#### Extracted information

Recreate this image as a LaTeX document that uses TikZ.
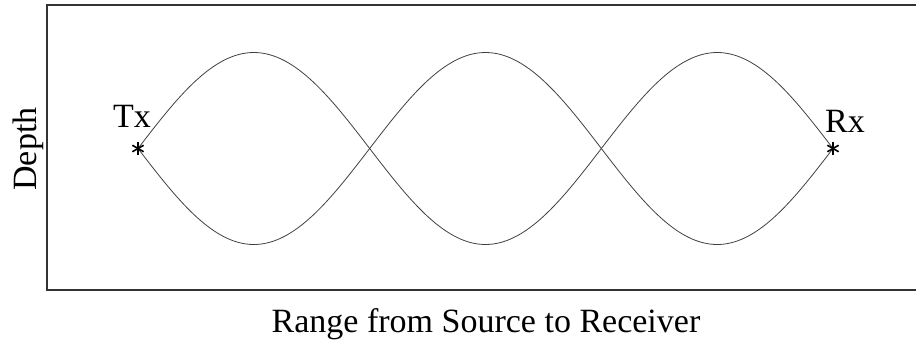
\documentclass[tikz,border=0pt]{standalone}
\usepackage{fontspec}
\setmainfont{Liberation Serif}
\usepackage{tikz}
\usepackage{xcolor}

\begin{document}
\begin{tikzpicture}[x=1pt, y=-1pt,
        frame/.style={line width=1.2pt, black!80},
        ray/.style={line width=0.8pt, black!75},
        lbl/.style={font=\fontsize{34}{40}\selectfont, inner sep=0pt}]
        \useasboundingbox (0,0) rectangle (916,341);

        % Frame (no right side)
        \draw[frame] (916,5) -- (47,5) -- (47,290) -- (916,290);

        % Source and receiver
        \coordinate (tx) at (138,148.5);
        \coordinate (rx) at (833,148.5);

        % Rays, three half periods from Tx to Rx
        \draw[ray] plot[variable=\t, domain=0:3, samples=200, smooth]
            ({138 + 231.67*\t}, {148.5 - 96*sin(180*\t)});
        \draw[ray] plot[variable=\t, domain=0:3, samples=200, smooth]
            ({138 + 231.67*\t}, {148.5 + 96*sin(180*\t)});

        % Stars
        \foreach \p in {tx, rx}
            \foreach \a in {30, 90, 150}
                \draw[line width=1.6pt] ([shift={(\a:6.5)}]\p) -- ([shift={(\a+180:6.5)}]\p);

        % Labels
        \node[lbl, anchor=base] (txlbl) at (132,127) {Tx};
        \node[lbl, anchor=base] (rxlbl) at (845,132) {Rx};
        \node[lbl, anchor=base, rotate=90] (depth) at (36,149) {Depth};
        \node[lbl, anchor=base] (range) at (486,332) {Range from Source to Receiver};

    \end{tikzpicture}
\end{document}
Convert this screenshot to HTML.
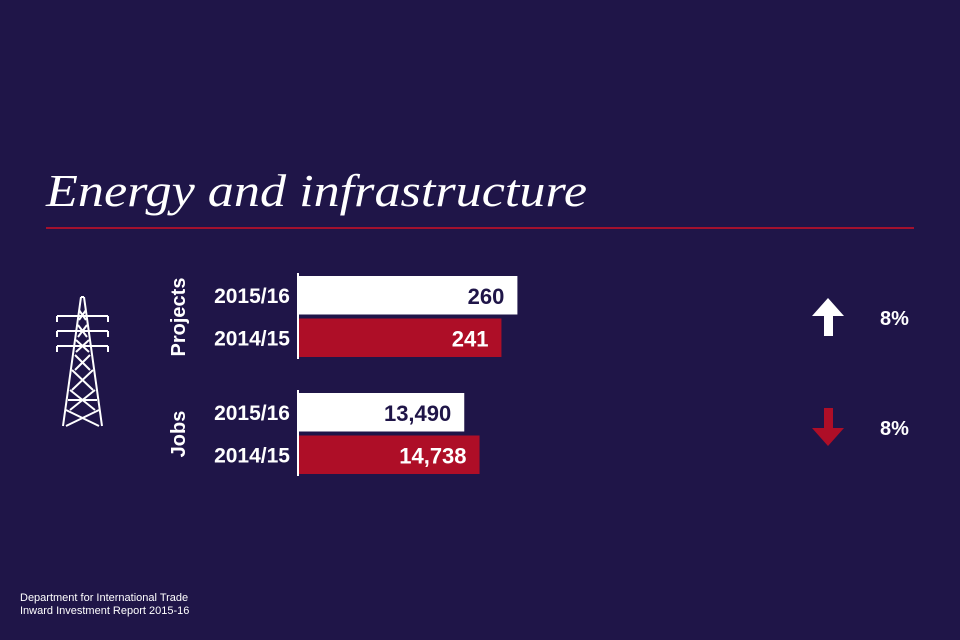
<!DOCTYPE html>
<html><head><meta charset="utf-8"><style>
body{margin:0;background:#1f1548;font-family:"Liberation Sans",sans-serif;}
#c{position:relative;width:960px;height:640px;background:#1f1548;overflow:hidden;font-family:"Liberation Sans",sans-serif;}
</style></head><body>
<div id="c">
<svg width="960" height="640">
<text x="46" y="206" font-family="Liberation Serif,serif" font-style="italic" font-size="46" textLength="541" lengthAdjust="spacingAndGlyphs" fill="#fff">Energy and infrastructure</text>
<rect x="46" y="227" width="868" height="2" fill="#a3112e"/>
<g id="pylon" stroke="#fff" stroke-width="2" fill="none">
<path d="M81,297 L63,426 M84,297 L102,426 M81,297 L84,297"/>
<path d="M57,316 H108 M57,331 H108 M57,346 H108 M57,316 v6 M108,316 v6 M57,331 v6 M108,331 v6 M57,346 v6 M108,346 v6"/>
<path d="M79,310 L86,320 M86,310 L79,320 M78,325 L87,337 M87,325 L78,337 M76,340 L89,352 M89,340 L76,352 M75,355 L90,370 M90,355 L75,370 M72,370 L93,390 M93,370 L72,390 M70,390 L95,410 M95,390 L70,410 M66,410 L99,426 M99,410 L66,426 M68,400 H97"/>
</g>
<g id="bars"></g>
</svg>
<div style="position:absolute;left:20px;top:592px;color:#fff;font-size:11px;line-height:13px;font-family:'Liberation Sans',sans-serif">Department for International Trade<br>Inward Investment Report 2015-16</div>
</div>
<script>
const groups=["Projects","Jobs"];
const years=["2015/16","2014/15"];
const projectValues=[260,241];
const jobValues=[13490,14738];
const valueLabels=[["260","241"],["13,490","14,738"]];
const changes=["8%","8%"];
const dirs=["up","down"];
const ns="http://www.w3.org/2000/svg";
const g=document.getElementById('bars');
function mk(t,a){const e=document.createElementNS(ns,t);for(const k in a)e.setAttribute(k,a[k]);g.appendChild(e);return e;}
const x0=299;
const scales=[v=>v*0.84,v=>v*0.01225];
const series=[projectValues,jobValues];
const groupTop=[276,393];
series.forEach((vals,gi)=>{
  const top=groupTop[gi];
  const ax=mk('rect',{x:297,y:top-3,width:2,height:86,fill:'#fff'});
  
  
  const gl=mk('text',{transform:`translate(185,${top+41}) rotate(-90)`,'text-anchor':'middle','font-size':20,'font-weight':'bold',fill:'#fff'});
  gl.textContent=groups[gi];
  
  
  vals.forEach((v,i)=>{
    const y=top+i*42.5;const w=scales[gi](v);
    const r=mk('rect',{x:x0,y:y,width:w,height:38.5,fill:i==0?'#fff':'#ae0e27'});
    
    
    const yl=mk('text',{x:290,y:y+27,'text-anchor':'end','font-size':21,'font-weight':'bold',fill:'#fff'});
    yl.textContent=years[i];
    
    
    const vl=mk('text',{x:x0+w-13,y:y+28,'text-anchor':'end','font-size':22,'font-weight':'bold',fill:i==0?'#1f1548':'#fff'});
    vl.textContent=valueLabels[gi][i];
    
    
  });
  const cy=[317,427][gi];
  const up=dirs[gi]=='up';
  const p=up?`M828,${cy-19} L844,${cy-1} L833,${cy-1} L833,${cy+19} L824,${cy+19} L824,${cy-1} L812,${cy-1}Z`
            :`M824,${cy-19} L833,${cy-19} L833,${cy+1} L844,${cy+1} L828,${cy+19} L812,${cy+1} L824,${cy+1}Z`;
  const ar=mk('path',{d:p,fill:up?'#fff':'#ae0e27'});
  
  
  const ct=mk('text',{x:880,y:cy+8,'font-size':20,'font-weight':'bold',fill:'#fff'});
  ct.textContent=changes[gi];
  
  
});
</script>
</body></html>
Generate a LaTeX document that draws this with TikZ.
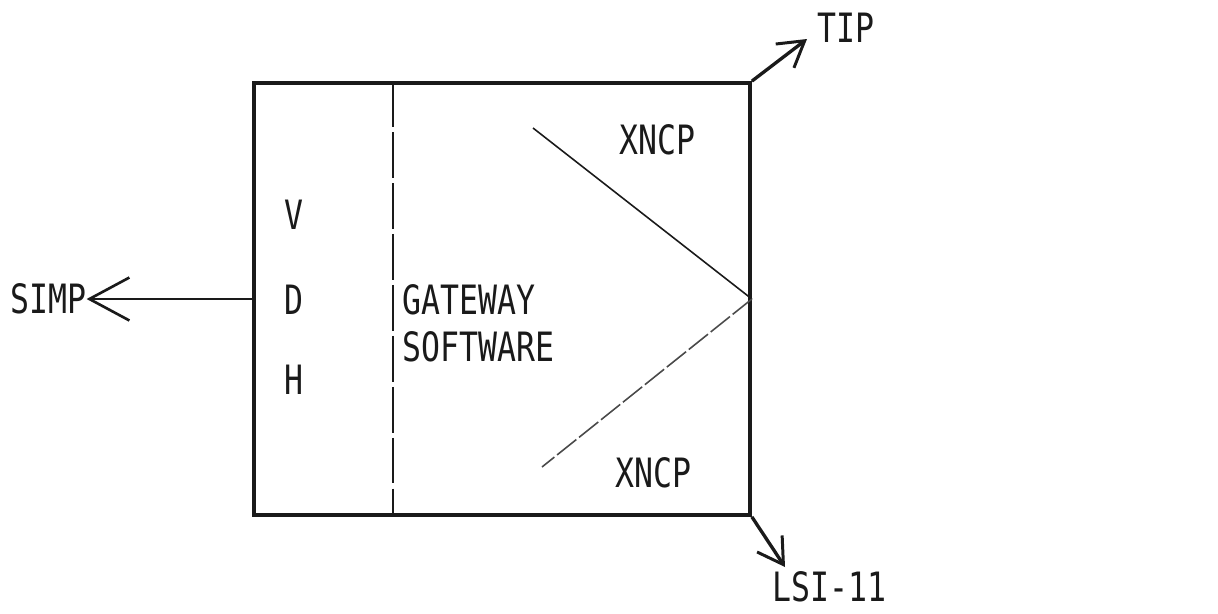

########

Written request: Except for the pictures, reproduce every line exactly.

Correct result:
Recreate this image as a LaTeX document that uses TikZ.
\documentclass[tikz,border=0pt]{standalone}
\usepackage{fontspec}
\setmainfont{Liberation Serif}
\usepackage{tikz}
\usepackage{xcolor}

\begin{document}
\begin{tikzpicture}[x=1pt, y=-1pt,
        frame/.style={line width=1.2pt, black!80},
        ray/.style={line width=0.8pt, black!75},
        lbl/.style={font=\fontsize{34}{40}\selectfont, inner sep=0pt}]
        \useasboundingbox (0,0) rectangle (916,341);

        % Frame (no right side)
        \draw[frame] (916,5) -- (47,5) -- (47,290) -- (916,290);

        % Source and receiver
        \coordinate (tx) at (138,148.5);
        \coordinate (rx) at (833,148.5);

        % Rays, three half periods from Tx to Rx
        \draw[ray] plot[variable=\t, domain=0:3, samples=200, smooth]
            ({138 + 231.67*\t}, {148.5 - 96*sin(180*\t)});
        \draw[ray] plot[variable=\t, domain=0:3, samples=200, smooth]
            ({138 + 231.67*\t}, {148.5 + 96*sin(180*\t)});

        % Stars
        \foreach \p in {tx, rx}
            \foreach \a in {30, 90, 150}
                \draw[line width=1.6pt] ([shift={(\a:6.5)}]\p) -- ([shift={(\a+180:6.5)}]\p);

        % Labels
        \node[lbl, anchor=base] (txlbl) at (132,127) {Tx};
        \node[lbl, anchor=base] (rxlbl) at (845,132) {Rx};
        \node[lbl, anchor=base, rotate=90] (depth) at (36,149) {Depth};
        \node[lbl, anchor=base] (range) at (486,332) {Range from Source to Receiver};

    \end{tikzpicture}
\end{document}
Convert this screenshot to HTML.
<!DOCTYPE html>
<html><head><meta charset="utf-8"><style>
body{margin:0;background:#1f1548;font-family:"Liberation Sans",sans-serif;}
#c{position:relative;width:960px;height:640px;background:#1f1548;overflow:hidden;font-family:"Liberation Sans",sans-serif;}
</style></head><body>
<div id="c">
<svg width="960" height="640">
<text x="46" y="206" font-family="Liberation Serif,serif" font-style="italic" font-size="46" textLength="541" lengthAdjust="spacingAndGlyphs" fill="#fff">Energy and infrastructure</text>
<rect x="46" y="227" width="868" height="2" fill="#a3112e"/>
<g id="pylon" stroke="#fff" stroke-width="2" fill="none">
<path d="M81,297 L63,426 M84,297 L102,426 M81,297 L84,297"/>
<path d="M57,316 H108 M57,331 H108 M57,346 H108 M57,316 v6 M108,316 v6 M57,331 v6 M108,331 v6 M57,346 v6 M108,346 v6"/>
<path d="M79,310 L86,320 M86,310 L79,320 M78,325 L87,337 M87,325 L78,337 M76,340 L89,352 M89,340 L76,352 M75,355 L90,370 M90,355 L75,370 M72,370 L93,390 M93,370 L72,390 M70,390 L95,410 M95,390 L70,410 M66,410 L99,426 M99,410 L66,426 M68,400 H97"/>
</g>
<g id="bars"></g>
</svg>
<div style="position:absolute;left:20px;top:592px;color:#fff;font-size:11px;line-height:13px;font-family:'Liberation Sans',sans-serif">Department for International Trade<br>Inward Investment Report 2015-16</div>
</div>
<script>
const groups=["Projects","Jobs"];
const years=["2015/16","2014/15"];
const projectValues=[260,241];
const jobValues=[13490,14738];
const valueLabels=[["260","241"],["13,490","14,738"]];
const changes=["8%","8%"];
const dirs=["up","down"];
const ns="http://www.w3.org/2000/svg";
const g=document.getElementById('bars');
function mk(t,a){const e=document.createElementNS(ns,t);for(const k in a)e.setAttribute(k,a[k]);g.appendChild(e);return e;}
const x0=299;
const scales=[v=>v*0.84,v=>v*0.01225];
const series=[projectValues,jobValues];
const groupTop=[276,393];
series.forEach((vals,gi)=>{
  const top=groupTop[gi];
  const ax=mk('rect',{x:297,y:top-3,width:2,height:86,fill:'#fff'});
  
  
  const gl=mk('text',{transform:`translate(185,${top+41}) rotate(-90)`,'text-anchor':'middle','font-size':20,'font-weight':'bold',fill:'#fff'});
  gl.textContent=groups[gi];
  
  
  vals.forEach((v,i)=>{
    const y=top+i*42.5;const w=scales[gi](v);
    const r=mk('rect',{x:x0,y:y,width:w,height:38.5,fill:i==0?'#fff':'#ae0e27'});
    
    
    const yl=mk('text',{x:290,y:y+27,'text-anchor':'end','font-size':21,'font-weight':'bold',fill:'#fff'});
    yl.textContent=years[i];
    
    
    const vl=mk('text',{x:x0+w-13,y:y+28,'text-anchor':'end','font-size':22,'font-weight':'bold',fill:i==0?'#1f1548':'#fff'});
    vl.textContent=valueLabels[gi][i];
    
    
  });
  const cy=[317,427][gi];
  const up=dirs[gi]=='up';
  const p=up?`M828,${cy-19} L844,${cy-1} L833,${cy-1} L833,${cy+19} L824,${cy+19} L824,${cy-1} L812,${cy-1}Z`
            :`M824,${cy-19} L833,${cy-19} L833,${cy+1} L844,${cy+1} L828,${cy+19} L812,${cy+1} L824,${cy+1}Z`;
  const ar=mk('path',{d:p,fill:up?'#fff':'#ae0e27'});
  
  
  const ct=mk('text',{x:880,y:cy+8,'font-size':20,'font-weight':'bold',fill:'#fff'});
  ct.textContent=changes[gi];
  
  
});
</script>
</body></html>
Generate a LaTeX document that draws this with TikZ.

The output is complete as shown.